The controversy over the uniforms has special importance in a country that makes knitting patterns available each Olympic cycle, allowing everyday Norwegians to knit and wear their own team sweaters with pride. But following the co-optation of the rune by the Nordic Resistance Movement, several retailers have declined to carry the pattern, and many Norwegian Olympic athletes will be wearing an alternate official design to PyeongChang. Others in Norway see this response as abandoning cultural heritage to bigots. As Hilde Midthjell, chief executive of sweater manufacturer Dale of Norway, told the Times, “‘Neo-Nazis have marched with Norwegian flags. That does not mean we stop using that, does it?’” In accordance with this stance, Dale of Norway will continue to carry the runic sweater design.
From a cursory glance, the decision to drop the Tyr-emblazoned uniforms may seem excessive given the seeming obscurity of the group appropriating the symbol. But the Nordic Resistance Movement—which has attacked LGBTQ events, committed violence against anti-fascist protesters, bombed refugee centers, and was subsequently banned in Finland late last year—is part of a larger global landscape of White supremacist groups that have adopted ancient Nordic religious iconography and beliefs as part of their crusade for hate.
As I explore at length in the Winter 2018 issue of The Public Eye, White supremacists are increasingly embracing Odinism, a revival of ancient Norse paganism that centers around the god Odin. These Odinists reject Christianity as a weak, effeminate religion originating from a Jewish tradition they despise, favoring instead a hypermasculine fantasy of Viking religion they see as noble and authentically White. In the piece, I argued:
Many of those drawn to Odinism seem to fit the popular image of the angry, disaffected White men who voted for Trump: lacking in status, searching for a sense of identity and community, and insistent that White people are under attack as a group. In the face of economic despair and entitled, hypermasculine White rage, embracing a religion that seems to be all about White male victory can be appealing.
Such rage is fueling Odinist movements across North America and Western and Northern Europe, with goals ranging from expelling immigrants and refugees of color en masse to igniting racial holy wars and taking up arms against the state.

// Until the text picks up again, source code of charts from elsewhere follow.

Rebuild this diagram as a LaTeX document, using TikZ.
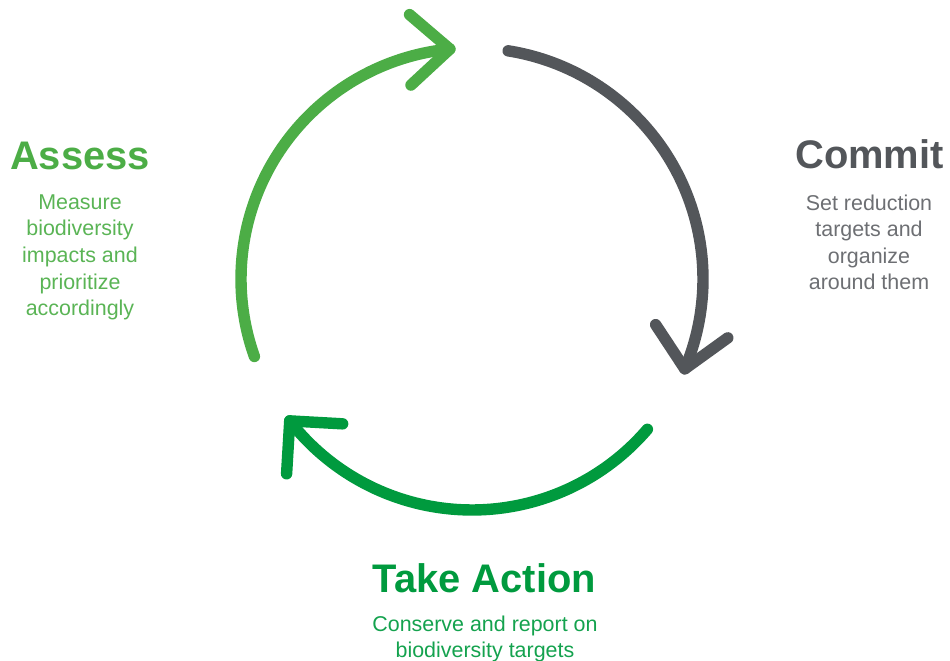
\documentclass[tikz,border=0pt]{standalone}
\usepackage{fontspec}
\setmainfont{Liberation Sans}
\usetikzlibrary{calc}
\definecolor{assessgreen}{RGB}{76,173,70}
\definecolor{actiongreen}{RGB}{0,154,62}
\definecolor{commitgray}{RGB}{83,86,90}
\begin{document}
\begin{tikzpicture}[x=0.02cm,y=0.02cm,
  cycleline/.style={line width=6.5pt, line cap=round, line join=round},
  title/.style={font=\fontsize{22.7}{27}\selectfont\bfseries, anchor=base, inner sep=0pt},
  body/.style={font=\fontsize{12.2}{15.1}\selectfont, align=center, anchor=base, inner sep=0pt}]
\useasboundingbox (0,0) rectangle (950,661);
\coordinate (O) at (472,382);

% Assess: left arc, arrow at the top
\draw[cycleline, assessgreen] (O) ++(199.6:231) coordinate (as)
  arc[start angle=199.6, end angle=95.5, radius=231] coordinate (at);
\path (at) ++(139.5:53) coordinate (a1) (at) ++(222.8:53) coordinate (a2);
\draw[cycleline, assessgreen] (a1) -- (at) -- (a2);

% Commit: right arc, arrow at the lower right
\draw[cycleline, commitgray] (O) ++(81:231) coordinate (cs)
  arc[start angle=81, end angle=-22.9, radius=231] coordinate (ct);
\path (ct) ++(123.4:53) coordinate (c1) (ct) ++(35.8:53) coordinate (c2);
\draw[cycleline, commitgray] (c1) -- (ct) -- (c2);

% Take Action: bottom arc, arrow at the lower left
\draw[cycleline, actiongreen] (O) ++(-40.6:231) coordinate (ts)
  arc[start angle=-40.6, end angle=-142.1, radius=231] coordinate (tt);
\path (tt) ++(-3.2:53) coordinate (t1) (tt) ++(-93.4:53) coordinate (t2);
\draw[cycleline, actiongreen] (t1) -- (tt) -- (t2);

% Labels (body blocks are anchored at the baseline of their last line)
\node[title, text=assessgreen] (assess) at (80,491) {Assess};
\node[body, text=assessgreen!92] (assesstxt) at (80,345.4)
  {Measure\\biodiversity\\impacts and\\prioritize\\accordingly};

\node[title, text=commitgray] (commit) at (869.5,492) {Commit};
\node[body, text=commitgray!85] (committxt) at (869,371)
  {Set reduction\\targets and\\organize\\around them};

\node[title, text=actiongreen] (action) at (484.5,68) {Take Action};
\node[body, text=actiongreen!92] (actiontxt) at (485,3)
  {Conserve and report on\\biodiversity targets};
\end{tikzpicture}
\end{document}
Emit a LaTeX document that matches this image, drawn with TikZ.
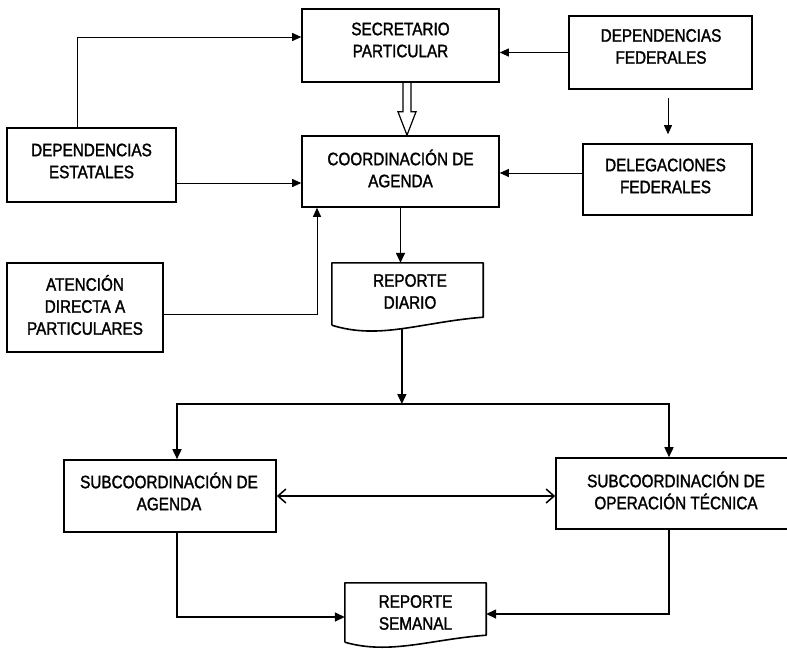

In this light, concern over a rune on an Olympic team’s uniform takes on more gravity.
The growing White supremacist Odinist movement should be continually monitored as everyday enthusiasts of Nordic history and culture (including those who want to take back the Tyr rune from the Nordic Resistance Movement), as well as anti-racist practitioners of Norse paganism, push back against the appropriation of their heritage and beliefs.